Run every November at Flemington Racecourse, the Melbourne Cup is perhaps the horse-racing event New Zealanders are most familiar with, with hundreds of Kiwis flocking to the races each year.
The first formal horse race of the time was run on the banks of the Maribyrnong River in 1840, when the city of Melbourne itself was little more than a fledging settlement. As the city
grew, so too did the racing tradition, with the meet locating itself at Flemington and adopting its official name from 1841. As the years passed, the crowds only continued to grow, attracting 100,000 people by 1880, a figure that has held steady over the following 137 years.
While the general admission area at Cup Day today has no official dress code regulations, allowing guests the freedom to wear whatever they feel most comfortable in, that all changes if you wish to enter the Members’ Enclosure, which is governed by strict codes of modesty similar to those seen at Royal Ascot.

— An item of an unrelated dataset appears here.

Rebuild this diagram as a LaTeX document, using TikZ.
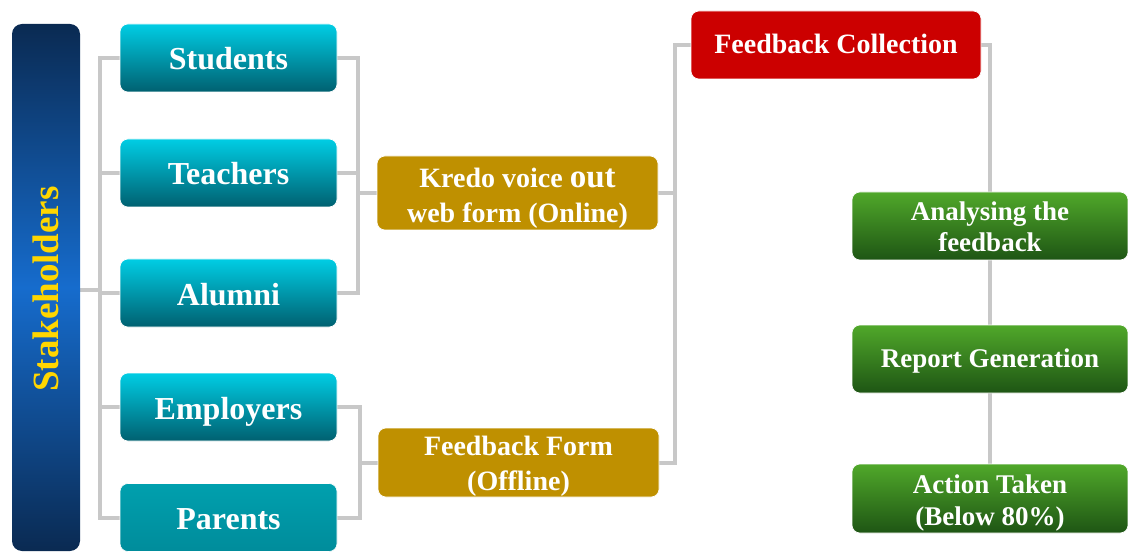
\documentclass[tikz,border=0pt]{standalone}
\usepackage{fontspec}
\setmainfont{Liberation Serif}
\usetikzlibrary{backgrounds}
\definecolor{conncol}{RGB}{200,200,200}
\definecolor{tealtop}{RGB}{0,205,228}
\definecolor{tealbot}{RGB}{0,96,112}
\definecolor{partop}{RGB}{0,160,174}
\definecolor{parbot}{RGB}{0,140,155}
\definecolor{navy}{RGB}{10,42,82}
\definecolor{barmid}{RGB}{22,108,205}
\definecolor{gold}{RGB}{191,144,0}
\definecolor{redbox}{RGB}{204,0,0}
\definecolor{greentop}{RGB}{80,168,42}
\definecolor{greenbot}{RGB}{30,85,20}
\definecolor{stakeyellow}{RGB}{255,214,0}
\begin{document}
\begin{tikzpicture}[x=1pt,y=-1pt,
  box/.style={rounded corners=8pt, inner sep=0pt, text=white, draw=white!60, line width=0.6pt},
  tealbox/.style={box, minimum width=217pt, minimum height=68pt,
    top color=tealtop, bottom color=tealbot,
    font=\fontsize{32}{38}\selectfont\bfseries, text height=24pt, text depth=0pt},
  goldbox/.style={box, minimum width=281pt, minimum height=68pt, fill=gold,
    align=center, font=\fontsize{28}{35}\selectfont\bfseries},
  redboxstyle/.style={box, minimum width=290pt, minimum height=68pt, fill=redbox,
    font=\fontsize{28}{35}\selectfont\bfseries, text height=18pt, text depth=0pt},
  greenbox/.style={box, minimum width=276pt, minimum height=68pt,
    top color=greentop, bottom color=greenbot, align=center,
    font=\fontsize{27}{32}\selectfont\bfseries},
  conn/.style={draw=conncol, line width=4pt}
]
\useasboundingbox (0,0) rectangle (1129,553);

% stakeholders bar
\node[rounded corners=10pt, minimum width=68pt, minimum height=527pt, inner sep=0pt,
  top color=navy, bottom color=navy, middle color=barmid] (stake) at (46,287.5) {};
\node[rotate=90, inner sep=0pt, text=stakeyellow, font=\fontsize{37}{40}\selectfont\bfseries,
  text height=25pt, text depth=0pt] (stakelabel) at (46,289) {Stakeholders};

% stakeholder groups
\node[tealbox] (students)  at (228.5,58)    {Students};
\node[tealbox] (teachers)  at (228.5,173)   {Teachers};
\node[tealbox] (alumni)    at (228.5,293)   {Alumni};
\node[tealbox] (employers) at (228.5,407)   {Employers};
\node[tealbox, top color=partop, bottom color=parbot] (parents) at (228.5,517.5) {Parents};

% forms
\node[goldbox] (kredo) at (517.5,193)
  {\rule{0pt}{32pt}Kredo voice {\fontsize{33}{35}\selectfont out}\\web form (Online)\rule[-7pt]{0pt}{7pt}};
\node[goldbox, minimum height=69pt] (ff) at (518.5,462.5)
  {\rule{0pt}{27pt}Feedback Form\\(Offline)\rule[-7pt]{0pt}{7pt}};

% collection
\node[redboxstyle] (fc) at (836,45) {Feedback Collection};

% process
\node[greenbox] (analysing) at (990,226)
  {\rule{0pt}{27pt}Analysing the\\feedback\rule[-7pt]{0pt}{7pt}};
\node[greenbox, text height=16pt, text depth=0pt] (report) at (990,359) {Report Generation};
\node[greenbox, minimum height=69pt] (action) at (990,498.5)
  {\rule{0pt}{28pt}Action Taken\\(Below 80\%)\rule[-7pt]{0pt}{7pt}};

\coordinate (lx) at (100,0);
\coordinate (sj) at (100,290);
\coordinate (r1) at (358,0);
\coordinate (r2) at (360,0);
\coordinate (r3) at (675,0);

\begin{scope}[on background layer]
  \fill[white] (0,0) rectangle (1129,553);
  \draw[conn] (stake.east |- sj) -- (sj);
  \draw[conn] (students.west) -- (students.west -| lx) -- (parents.west -| lx) -- (parents.west);
  \foreach \n in {teachers,alumni,employers} \draw[conn] (\n.west) -- (\n.west -| lx);
  \draw[conn] (students.east) -- (students.east -| r1) -- (alumni.east -| r1) -- (alumni.east);
  \draw[conn] (teachers.east) -- (teachers.east -| r1);
  \draw[conn] (kredo.west) -- (kredo.west -| r1);
  \draw[conn] (employers.east) -- (employers.east -| r2) -- (parents.east -| r2) -- (parents.east);
  \draw[conn] (ff.west) -- (ff.west -| r2);
  \draw[conn] (fc.west) -- (fc.west -| r3) -- (ff.east -| r3) -- (ff.east);
  \draw[conn] (kredo.east) -- (kredo.east -| r3);
  \draw[conn] (fc.east) -| (action.north);
\end{scope}
\end{tikzpicture}
\end{document}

Fashion pundits are already making predictions for 2017’s winning looks, hinting that embracing spring with breezy florals and pastels could well be the way to go, especially if paired with a contemporary headpiece. Colour and a sense of fun are very much encouraged, while black and white are best avoided on Melbourne Cup Day itself, as they are the dominant fashion feature of Derby Day, which traditionally takes place on the preceding Saturday.
When British supermodel, Jean Shrimpton, arrived at Flemington in 1965, she caused a sensation by flouting the dress regulations of the era. Previously, all women adhered strictly to traditional rules regarding hemlines and hats, but when Shrimpton made her much-anticipated entrance, she was dressed in a white minidress which ended a shocking five inches above the knee, with no stockings, gloves or hat; a completely outrageous deviation from the norm. Looking back, many now say that this incident and the publicity it received helped Australia to fully embrace 60s fashion, and the high hemlines and boxy cuts that went with it.
Fifty years later, another woman made waves at Flemington, but for entirely different reasons. In 2015, Australian jockey, Michelle Payne, made history by becoming the first female to win the Melbourne Cup in its 155-year history, and only the fourth woman to ever compete.
If you’re planning on spending a day at the races this year, adult tickets range from a budget-friendly $72 for general admission, to $900 for entrance to the Parade Lounge, which puts you in prime viewing position to not only view the Parade Ring, but also rub shoulders with the who’s who of Australian racing and entertainment royalty.
With our own racing events just around the corner, which fashion approach will you be emulating this year? With the refined, traditional elegance of Royal Ascot to draw upon, as well as the vibrant, springtime colour splash of Melbourne Cup, the possibilities are truly endless. With a drink in hand and sunscreen in place, you really can’t go wrong.